Credit Scores, Criminal Background Checks and Hiding the Bad Apples

A number of people (Slacktivist, Kevin Drum, Matt Yglesias, Megan Mcardle) are debating the use of credit scores in employment.  Credit scores are useful at predicting all kinds of things including, for example, car accidents so there is good reason to believe that they are useful in employment. The above commentators tend to focus on the potential for scores to hurt the poor but that is not obvious.  Consider a similar issue: Should employers be allowed to use background criminal checks when hiring?

One argument against is that black men are more likely to have criminal backgrounds and thus these criminal background checks discriminate against black men.  Let's put aside the normative issues. What’s surprising is that under plausible circumstances criminal background checks can lead to an increase in the employment of black men. The reason is that without the background check employers face a risk that their employees are ex-cons. If employers are very averse to hiring ex-cons then they will seek to reduce this risk and one way of doing so is by not hiring any black men. As a result, a background check allows non ex-cons to distinguish themselves from the pack and to be hired. Furthermore, when background checks exist, non ex-cons know that they will not face statistical discrimination and thus have an increased incentive to invest in skills.

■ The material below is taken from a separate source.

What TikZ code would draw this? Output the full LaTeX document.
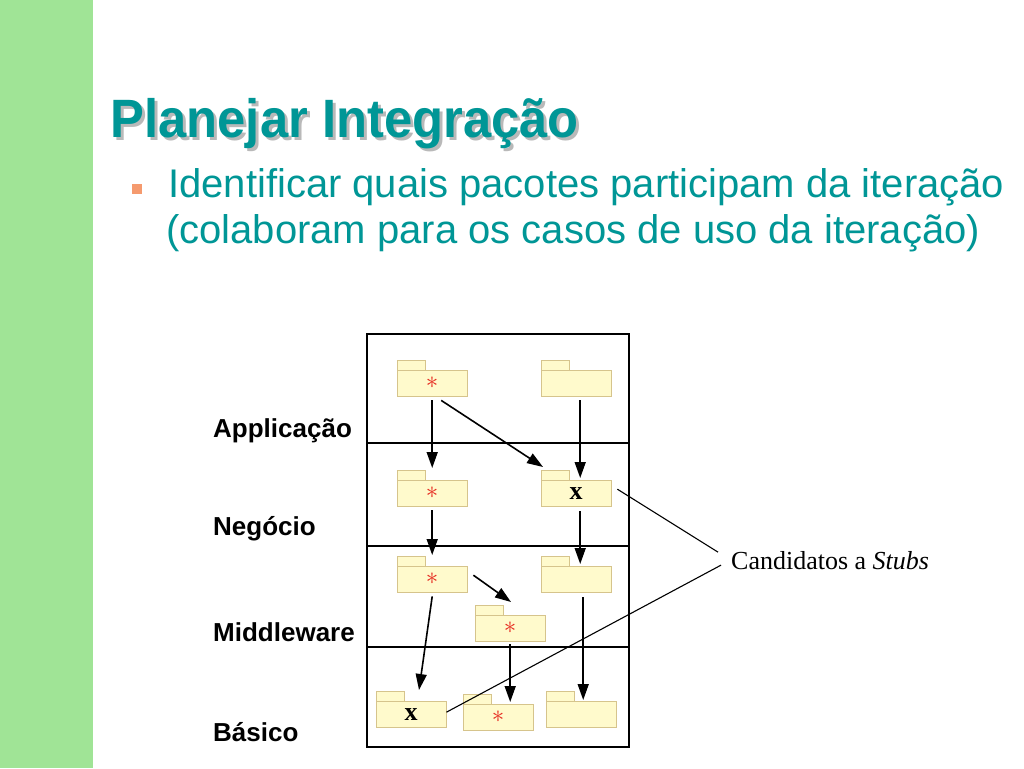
\documentclass[tikz,border=0pt]{standalone}
\usepackage{fontspec}
\setmainfont{Liberation Serif}
\setsansfont{Liberation Sans}
\newfontfamily\titlefont[FakeStretch=0.94]{Liberation Sans Bold}
\usetikzlibrary{arrows.meta,positioning}
\definecolor{stripgreen}{RGB}{160,228,150}
\definecolor{teal}{RGB}{0,150,150}
\definecolor{bulletorange}{RGB}{245,154,110}
\definecolor{pkgfill}{RGB}{255,250,204}
\definecolor{pkgline}{RGB}{214,196,140}
\definecolor{starred}{RGB}{230,40,30}
\tikzset{
  pkg/.style={draw=pkgline, fill=pkgfill, anchor=north west, inner sep=0pt,
    minimum width=70pt, minimum height=26pt},
  pkgtab/.style={draw=pkgline, fill=pkgfill},
  layer/.style={line width=1.8pt},
  layerlabel/.style={anchor=base west, inner sep=0pt, font=\sffamily\bfseries\fontsize{26}{30}\selectfont},
  dep/.style={line width=1.6pt, -{Triangle[length=16pt,width=11pt]}},
  callout/.style={line width=1.1pt}
}
% package: name, x, y (top left of body), label
\newcommand{\package}[4]{%
  \draw[pkgtab] (#2,#3) rectangle ++(28,-10);
  \node[pkg] (#1) at (#2,#3) {#4};}
\newcommand{\st}{\raisebox{-4pt}{\textcolor{starred}{\fontsize{34}{34}\selectfont$\ast$}}}
\newcommand{\xx}{\raisebox{-2pt}{\fontsize{26}{26}\selectfont\textbf{x}}}
\begin{document}
\begin{tikzpicture}[x=1pt,y=-1pt]
\useasboundingbox (0,0) rectangle (1024,768);
\fill[stripgreen] (0,0) rectangle (93,768);
% title
\node[anchor=base west, text=gray!55, font=\titlefont\fontsize{54}{60}\selectfont] at (110,140) {Planejar Integração};
\node (title) [anchor=base west, text=teal, font=\titlefont\fontsize{54}{60}\selectfont] at (107,137) {Planejar Integração};
\fill[bulletorange] (132,184) rectangle (142,194);
\node (line1) [anchor=base west, text=teal, font=\sffamily\fontsize{40}{46}\selectfont, inner sep=0pt] at (168,197) {Identificar quais pacotes participam da iteração};
\node (line2) [anchor=base west, text=teal, font=\sffamily\fontsize{40}{46}\selectfont, inner sep=0pt] at ([xshift=-2pt,yshift=-46pt]line1.base west) {(colaboram para os casos de uso da iteração)};
% layers
\draw[layer] (367,334) rectangle (629,443);
\draw[layer] (367,443) rectangle (629,546);
\draw[layer] (367,546) rectangle (629,647);
\draw[layer] (367,647) rectangle (629,747);
\node (lapp) [layerlabel] at (213,437) {Applicação};
\node (lneg) [layerlabel] at (213,535) {Negócio};
\node (lmid) [layerlabel] at (213,641) {Middleware};
\node (lbas) [layerlabel] at (213,741) {Básico};
% packages
\package{a1}{397}{370}{\st}
\package{a2}{541}{370}{}
\package{n1}{397}{480}{\st}
\package{n2}{541}{480}{\xx}
\package{m1}{397}{566}{\st}
\package{m2}{541}{566}{}
\package{m3}{475}{615}{\st}
\package{b1}{376}{701}{\xx}
\package{b2}{463}{704}{\st}
\package{b3}{546}{701}{}
% dependencies
\draw[dep] ([yshift=-4pt]a1.south) -- ([yshift=12pt]n1.north);
\draw[dep] ([shift={(9pt,-4pt)}]a1.south) -- ([shift={(2pt,13pt)}]n2.north west);
\draw[dep] ([shift={(4pt,-4pt)}]a2.south) -- ([shift={(4pt,2pt)}]n2.north);
\draw[dep] ([yshift=-4pt]n1.south) -- ([yshift=11pt]m1.north);
\draw[dep] ([shift={(4pt,-5pt)}]n2.south) -- ([shift={(4pt,2pt)}]m2.north);
\draw[dep] ([shift={(6pt,4pt)}]m1.east) -- ([shift={(36pt,13pt)}]m3.north west);
\draw[dep] ([yshift=-4pt]m1.south) -- ([shift={(43pt,11pt)}]b1.north west);
\draw[dep] ([yshift=-3pt]m3.south) -- ([shift={(12pt,2pt)}]b2.north);
\draw[dep] ([shift={(7pt,-5pt)}]m2.south) -- ([shift={(2pt,1pt)}]b3.north);
% stubs
\node (cand) [anchor=base west, inner sep=0pt, font=\fontsize{26}{30}\selectfont] at (731,569) {Candidatos a \textit{Stubs}};
\draw[callout] ([shift={(6pt,4pt)}]n2.east) -- ([shift={(-13pt,8pt)}]cand.west);
\draw[callout] ([yshift=2pt]b1.east) -- ([shift={(-10pt,-5pt)}]cand.west);
\end{tikzpicture}
\end{document}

Consistent with this reasoning, although not demonstrative of the net effect, Holzer, Raphael and Stoll find that:

…employers who check criminal backgrounds are more likely to hire
African American workers, especially men. This effect is stronger among
those employers who report an aversion to hiring those with criminal
records than among those who do not.

My view is actually that criminals face too many post-crime impediments to reintegrating themselves within the workforce.  Private incentives not to take a risk on an ex-con do not cohere with social incentives to reintegrate workers into society and thus we get too little hiring of ex-cons.  As a result, ex-cons face a low opportunity cost of recidivism.

Nevertheless, banning criminal background checks or credit scores is probably not the best way to combat these types of problem.  Banning criminal background checks increases the incentive to rely on less accurate statistical discrimination which discriminates against the innocent and reduces the incentive to invest in skills.  In short, hiding the bad apples among the good comes at the expense of the good.